— START GIVEN DATA —

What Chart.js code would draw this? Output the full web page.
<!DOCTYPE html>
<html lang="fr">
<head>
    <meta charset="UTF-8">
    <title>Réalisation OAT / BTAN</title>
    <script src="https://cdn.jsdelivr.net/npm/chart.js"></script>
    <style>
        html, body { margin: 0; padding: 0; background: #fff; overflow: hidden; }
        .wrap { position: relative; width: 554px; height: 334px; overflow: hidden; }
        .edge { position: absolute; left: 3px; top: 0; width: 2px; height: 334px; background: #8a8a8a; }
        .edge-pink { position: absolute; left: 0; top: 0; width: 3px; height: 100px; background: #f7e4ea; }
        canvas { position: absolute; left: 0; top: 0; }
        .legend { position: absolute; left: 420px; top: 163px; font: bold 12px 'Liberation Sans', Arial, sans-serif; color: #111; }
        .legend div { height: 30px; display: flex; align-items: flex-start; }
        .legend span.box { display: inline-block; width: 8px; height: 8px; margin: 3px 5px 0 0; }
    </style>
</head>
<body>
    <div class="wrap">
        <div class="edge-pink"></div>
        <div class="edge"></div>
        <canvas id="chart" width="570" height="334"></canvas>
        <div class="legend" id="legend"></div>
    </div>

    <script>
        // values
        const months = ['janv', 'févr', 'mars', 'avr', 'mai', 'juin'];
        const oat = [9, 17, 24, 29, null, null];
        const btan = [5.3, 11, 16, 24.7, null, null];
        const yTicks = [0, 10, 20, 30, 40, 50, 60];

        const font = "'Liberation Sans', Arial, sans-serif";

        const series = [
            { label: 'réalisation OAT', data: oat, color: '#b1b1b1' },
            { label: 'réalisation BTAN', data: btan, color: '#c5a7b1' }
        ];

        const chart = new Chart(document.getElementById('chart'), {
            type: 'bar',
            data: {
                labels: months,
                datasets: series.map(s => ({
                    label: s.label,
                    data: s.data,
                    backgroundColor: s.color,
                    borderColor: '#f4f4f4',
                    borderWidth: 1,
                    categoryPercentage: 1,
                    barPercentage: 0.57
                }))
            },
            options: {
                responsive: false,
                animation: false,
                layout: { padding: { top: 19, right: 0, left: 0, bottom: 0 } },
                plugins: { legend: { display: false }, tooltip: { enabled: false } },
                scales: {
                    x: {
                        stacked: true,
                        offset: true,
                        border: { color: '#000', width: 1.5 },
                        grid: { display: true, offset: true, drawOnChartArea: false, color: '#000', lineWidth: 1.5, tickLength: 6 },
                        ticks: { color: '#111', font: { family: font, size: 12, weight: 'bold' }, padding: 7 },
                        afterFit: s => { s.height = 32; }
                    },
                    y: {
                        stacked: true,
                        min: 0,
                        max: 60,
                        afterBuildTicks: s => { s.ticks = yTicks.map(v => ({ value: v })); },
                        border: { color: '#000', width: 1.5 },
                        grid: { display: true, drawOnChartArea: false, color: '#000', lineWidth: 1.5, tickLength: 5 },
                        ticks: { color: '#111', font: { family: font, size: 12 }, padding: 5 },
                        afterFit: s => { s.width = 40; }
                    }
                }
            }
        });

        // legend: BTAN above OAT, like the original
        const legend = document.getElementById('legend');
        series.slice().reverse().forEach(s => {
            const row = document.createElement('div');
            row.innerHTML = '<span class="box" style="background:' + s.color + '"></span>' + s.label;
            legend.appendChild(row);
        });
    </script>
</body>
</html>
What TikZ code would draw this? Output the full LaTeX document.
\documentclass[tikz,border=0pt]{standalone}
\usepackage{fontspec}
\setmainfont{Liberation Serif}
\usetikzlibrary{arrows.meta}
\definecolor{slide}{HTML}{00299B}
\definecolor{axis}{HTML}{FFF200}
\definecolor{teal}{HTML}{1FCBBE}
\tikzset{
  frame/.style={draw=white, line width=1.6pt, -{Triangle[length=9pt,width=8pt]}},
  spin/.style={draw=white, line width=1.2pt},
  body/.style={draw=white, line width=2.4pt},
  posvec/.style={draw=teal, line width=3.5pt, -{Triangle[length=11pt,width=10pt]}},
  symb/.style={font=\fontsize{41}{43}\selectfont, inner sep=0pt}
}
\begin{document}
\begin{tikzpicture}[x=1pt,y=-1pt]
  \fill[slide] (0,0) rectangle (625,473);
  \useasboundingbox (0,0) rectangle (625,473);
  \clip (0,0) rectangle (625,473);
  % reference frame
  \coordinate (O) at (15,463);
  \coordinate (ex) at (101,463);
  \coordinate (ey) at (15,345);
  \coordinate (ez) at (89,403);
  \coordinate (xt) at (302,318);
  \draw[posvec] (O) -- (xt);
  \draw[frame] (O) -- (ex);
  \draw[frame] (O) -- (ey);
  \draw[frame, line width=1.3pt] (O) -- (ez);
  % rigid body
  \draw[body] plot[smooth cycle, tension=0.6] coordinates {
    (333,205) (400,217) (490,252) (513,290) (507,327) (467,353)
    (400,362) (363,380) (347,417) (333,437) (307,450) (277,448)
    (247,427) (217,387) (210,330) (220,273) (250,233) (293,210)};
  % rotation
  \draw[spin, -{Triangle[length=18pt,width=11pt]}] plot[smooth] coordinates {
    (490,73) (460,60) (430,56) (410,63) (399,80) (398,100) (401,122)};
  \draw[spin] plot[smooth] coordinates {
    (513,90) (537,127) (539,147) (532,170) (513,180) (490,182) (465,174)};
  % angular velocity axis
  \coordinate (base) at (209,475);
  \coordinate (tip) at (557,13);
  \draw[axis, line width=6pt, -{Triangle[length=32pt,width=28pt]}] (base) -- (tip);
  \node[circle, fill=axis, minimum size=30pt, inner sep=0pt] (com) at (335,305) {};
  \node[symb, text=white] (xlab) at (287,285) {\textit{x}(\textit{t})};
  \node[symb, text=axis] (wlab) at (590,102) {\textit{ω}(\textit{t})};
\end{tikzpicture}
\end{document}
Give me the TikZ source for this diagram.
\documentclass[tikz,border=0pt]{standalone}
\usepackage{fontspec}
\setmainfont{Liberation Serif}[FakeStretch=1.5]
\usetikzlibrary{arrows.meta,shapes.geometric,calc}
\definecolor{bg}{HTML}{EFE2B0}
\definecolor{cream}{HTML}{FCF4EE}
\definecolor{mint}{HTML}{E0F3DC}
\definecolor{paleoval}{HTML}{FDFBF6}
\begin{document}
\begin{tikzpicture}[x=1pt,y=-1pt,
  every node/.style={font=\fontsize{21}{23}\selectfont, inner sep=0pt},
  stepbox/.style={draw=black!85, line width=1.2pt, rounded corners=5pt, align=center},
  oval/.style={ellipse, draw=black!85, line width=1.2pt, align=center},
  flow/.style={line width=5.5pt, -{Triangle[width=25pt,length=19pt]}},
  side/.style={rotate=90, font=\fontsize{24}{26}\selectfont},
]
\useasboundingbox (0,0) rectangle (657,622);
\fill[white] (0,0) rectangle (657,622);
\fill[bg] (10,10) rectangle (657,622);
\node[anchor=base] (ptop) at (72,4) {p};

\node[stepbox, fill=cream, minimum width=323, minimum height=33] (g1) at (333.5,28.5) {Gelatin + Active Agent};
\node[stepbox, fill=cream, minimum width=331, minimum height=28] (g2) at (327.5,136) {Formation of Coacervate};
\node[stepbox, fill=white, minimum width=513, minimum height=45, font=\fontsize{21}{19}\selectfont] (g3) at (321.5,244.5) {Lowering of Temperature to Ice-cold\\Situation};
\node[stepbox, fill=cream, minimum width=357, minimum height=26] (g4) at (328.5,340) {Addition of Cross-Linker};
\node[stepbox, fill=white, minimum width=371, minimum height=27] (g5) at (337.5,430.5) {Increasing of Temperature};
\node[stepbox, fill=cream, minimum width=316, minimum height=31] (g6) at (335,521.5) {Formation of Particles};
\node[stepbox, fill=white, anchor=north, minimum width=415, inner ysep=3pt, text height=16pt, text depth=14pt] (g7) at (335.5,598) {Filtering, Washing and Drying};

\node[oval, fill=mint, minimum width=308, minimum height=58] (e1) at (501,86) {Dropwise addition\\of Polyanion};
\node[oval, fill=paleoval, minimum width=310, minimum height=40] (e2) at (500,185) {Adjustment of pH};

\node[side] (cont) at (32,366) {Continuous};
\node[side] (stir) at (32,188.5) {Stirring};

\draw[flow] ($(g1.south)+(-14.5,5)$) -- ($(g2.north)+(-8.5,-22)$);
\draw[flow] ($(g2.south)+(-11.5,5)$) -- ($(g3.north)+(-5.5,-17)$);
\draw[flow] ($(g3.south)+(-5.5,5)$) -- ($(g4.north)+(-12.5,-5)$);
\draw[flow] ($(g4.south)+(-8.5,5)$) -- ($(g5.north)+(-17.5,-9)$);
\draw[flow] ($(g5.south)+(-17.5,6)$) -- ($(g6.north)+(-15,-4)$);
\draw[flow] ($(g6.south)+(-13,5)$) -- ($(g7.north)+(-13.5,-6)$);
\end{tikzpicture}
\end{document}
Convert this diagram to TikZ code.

— END GIVEN DATA —

Pull out and copy each line containing the string "Output".

What Chart.js code would draw this? Output the full web page.
What TikZ code would draw this? Output the full LaTeX document.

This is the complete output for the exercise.